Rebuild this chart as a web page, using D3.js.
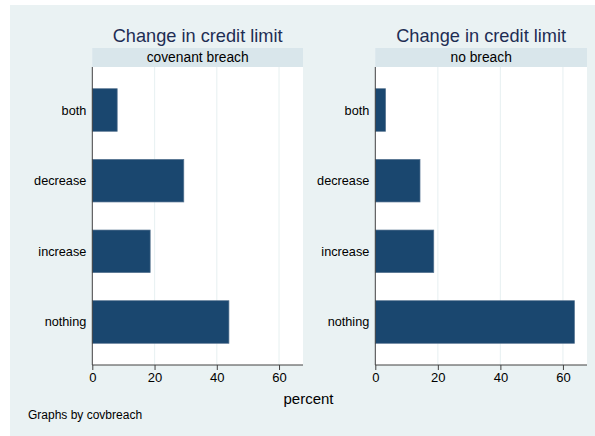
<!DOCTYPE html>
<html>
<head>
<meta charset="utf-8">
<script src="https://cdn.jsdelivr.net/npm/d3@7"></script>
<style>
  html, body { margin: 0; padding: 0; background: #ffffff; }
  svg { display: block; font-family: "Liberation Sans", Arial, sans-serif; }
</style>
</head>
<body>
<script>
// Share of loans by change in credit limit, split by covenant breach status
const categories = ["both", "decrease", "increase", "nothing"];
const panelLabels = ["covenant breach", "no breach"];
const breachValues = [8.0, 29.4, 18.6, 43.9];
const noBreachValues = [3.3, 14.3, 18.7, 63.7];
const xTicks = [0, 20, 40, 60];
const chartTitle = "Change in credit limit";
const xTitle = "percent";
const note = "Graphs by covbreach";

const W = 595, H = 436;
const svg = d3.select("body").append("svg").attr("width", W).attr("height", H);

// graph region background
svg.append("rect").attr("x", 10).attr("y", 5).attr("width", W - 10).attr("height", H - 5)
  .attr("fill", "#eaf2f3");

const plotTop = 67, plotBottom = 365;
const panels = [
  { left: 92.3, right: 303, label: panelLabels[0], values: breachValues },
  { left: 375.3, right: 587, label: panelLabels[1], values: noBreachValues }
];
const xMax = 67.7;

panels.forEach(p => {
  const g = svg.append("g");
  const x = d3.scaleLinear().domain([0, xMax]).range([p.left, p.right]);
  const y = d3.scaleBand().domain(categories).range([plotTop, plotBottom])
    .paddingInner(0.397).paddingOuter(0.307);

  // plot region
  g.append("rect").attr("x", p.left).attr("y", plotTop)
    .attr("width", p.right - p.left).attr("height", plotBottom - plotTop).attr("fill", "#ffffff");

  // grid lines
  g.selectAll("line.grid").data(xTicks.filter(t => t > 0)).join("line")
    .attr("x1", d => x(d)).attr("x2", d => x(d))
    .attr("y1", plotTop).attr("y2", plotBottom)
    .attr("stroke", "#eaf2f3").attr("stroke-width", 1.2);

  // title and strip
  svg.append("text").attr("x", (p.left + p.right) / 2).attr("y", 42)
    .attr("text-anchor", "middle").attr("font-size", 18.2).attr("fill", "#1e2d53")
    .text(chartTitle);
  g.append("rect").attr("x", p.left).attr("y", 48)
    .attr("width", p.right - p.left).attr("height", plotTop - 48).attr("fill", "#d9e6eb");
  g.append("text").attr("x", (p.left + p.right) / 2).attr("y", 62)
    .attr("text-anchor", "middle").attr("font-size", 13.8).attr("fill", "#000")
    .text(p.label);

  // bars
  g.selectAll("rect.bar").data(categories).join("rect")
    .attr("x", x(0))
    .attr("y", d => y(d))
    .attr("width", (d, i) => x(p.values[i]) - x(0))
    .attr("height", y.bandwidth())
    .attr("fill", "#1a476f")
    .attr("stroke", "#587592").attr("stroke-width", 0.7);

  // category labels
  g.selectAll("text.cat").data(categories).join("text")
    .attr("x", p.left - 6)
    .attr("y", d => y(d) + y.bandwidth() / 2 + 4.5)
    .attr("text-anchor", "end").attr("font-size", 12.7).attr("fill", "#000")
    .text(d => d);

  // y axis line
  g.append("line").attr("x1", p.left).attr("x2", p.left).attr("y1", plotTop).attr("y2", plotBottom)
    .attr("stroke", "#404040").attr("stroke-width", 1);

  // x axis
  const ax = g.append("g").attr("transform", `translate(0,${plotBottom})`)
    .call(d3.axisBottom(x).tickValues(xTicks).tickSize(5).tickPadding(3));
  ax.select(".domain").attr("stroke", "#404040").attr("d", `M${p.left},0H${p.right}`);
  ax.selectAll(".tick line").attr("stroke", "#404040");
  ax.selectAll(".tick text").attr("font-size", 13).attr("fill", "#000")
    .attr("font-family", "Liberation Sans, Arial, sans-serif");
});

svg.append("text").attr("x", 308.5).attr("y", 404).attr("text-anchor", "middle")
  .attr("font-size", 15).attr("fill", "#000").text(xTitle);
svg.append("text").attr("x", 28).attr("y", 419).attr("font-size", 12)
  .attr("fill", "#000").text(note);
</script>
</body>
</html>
....
◆ EXERCISE TASK: Reproduce the material word for word, minus the images.

◆ TASK SOLUTION:
Rebuild this chart as a web page, using D3.js.
<!DOCTYPE html>
<html>
<head>
<meta charset="utf-8">
<script src="https://cdn.jsdelivr.net/npm/d3@7"></script>
<style>
  html, body { margin: 0; padding: 0; background: #ffffff; }
  svg { display: block; font-family: "Liberation Sans", Arial, sans-serif; }
</style>
</head>
<body>
<script>
// Share of loans by change in credit limit, split by covenant breach status
const categories = ["both", "decrease", "increase", "nothing"];
const panelLabels = ["covenant breach", "no breach"];
const breachValues = [8.0, 29.4, 18.6, 43.9];
const noBreachValues = [3.3, 14.3, 18.7, 63.7];
const xTicks = [0, 20, 40, 60];
const chartTitle = "Change in credit limit";
const xTitle = "percent";
const note = "Graphs by covbreach";

const W = 595, H = 436;
const svg = d3.select("body").append("svg").attr("width", W).attr("height", H);

// graph region background
svg.append("rect").attr("x", 10).attr("y", 5).attr("width", W - 10).attr("height", H - 5)
  .attr("fill", "#eaf2f3");

const plotTop = 67, plotBottom = 365;
const panels = [
  { left: 92.3, right: 303, label: panelLabels[0], values: breachValues },
  { left: 375.3, right: 587, label: panelLabels[1], values: noBreachValues }
];
const xMax = 67.7;

panels.forEach(p => {
  const g = svg.append("g");
  const x = d3.scaleLinear().domain([0, xMax]).range([p.left, p.right]);
  const y = d3.scaleBand().domain(categories).range([plotTop, plotBottom])
    .paddingInner(0.397).paddingOuter(0.307);

  // plot region
  g.append("rect").attr("x", p.left).attr("y", plotTop)
    .attr("width", p.right - p.left).attr("height", plotBottom - plotTop).attr("fill", "#ffffff");

  // grid lines
  g.selectAll("line.grid").data(xTicks.filter(t => t > 0)).join("line")
    .attr("x1", d => x(d)).attr("x2", d => x(d))
    .attr("y1", plotTop).attr("y2", plotBottom)
    .attr("stroke", "#eaf2f3").attr("stroke-width", 1.2);

  // title and strip
  svg.append("text").attr("x", (p.left + p.right) / 2).attr("y", 42)
    .attr("text-anchor", "middle").attr("font-size", 18.2).attr("fill", "#1e2d53")
    .text(chartTitle);
  g.append("rect").attr("x", p.left).attr("y", 48)
    .attr("width", p.right - p.left).attr("height", plotTop - 48).attr("fill", "#d9e6eb");
  g.append("text").attr("x", (p.left + p.right) / 2).attr("y", 62)
    .attr("text-anchor", "middle").attr("font-size", 13.8).attr("fill", "#000")
    .text(p.label);

  // bars
  g.selectAll("rect.bar").data(categories).join("rect")
    .attr("x", x(0))
    .attr("y", d => y(d))
    .attr("width", (d, i) => x(p.values[i]) - x(0))
    .attr("height", y.bandwidth())
    .attr("fill", "#1a476f")
    .attr("stroke", "#587592").attr("stroke-width", 0.7);

  // category labels
  g.selectAll("text.cat").data(categories).join("text")
    .attr("x", p.left - 6)
    .attr("y", d => y(d) + y.bandwidth() / 2 + 4.5)
    .attr("text-anchor", "end").attr("font-size", 12.7).attr("fill", "#000")
    .text(d => d);

  // y axis line
  g.append("line").attr("x1", p.left).attr("x2", p.left).attr("y1", plotTop).attr("y2", plotBottom)
    .attr("stroke", "#404040").attr("stroke-width", 1);

  // x axis
  const ax = g.append("g").attr("transform", `translate(0,${plotBottom})`)
    .call(d3.axisBottom(x).tickValues(xTicks).tickSize(5).tickPadding(3));
  ax.select(".domain").attr("stroke", "#404040").attr("d", `M${p.left},0H${p.right}`);
  ax.selectAll(".tick line").attr("stroke", "#404040");
  ax.selectAll(".tick text").attr("font-size", 13).attr("fill", "#000")
    .attr("font-family", "Liberation Sans, Arial, sans-serif");
});

svg.append("text").attr("x", 308.5).attr("y", 404).attr("text-anchor", "middle")
  .attr("font-size", 15).attr("fill", "#000").text(xTitle);
svg.append("text").attr("x", 28).attr("y", 419).attr("font-size", 12)
  .attr("fill", "#000").text(note);
</script>
</body>
</html>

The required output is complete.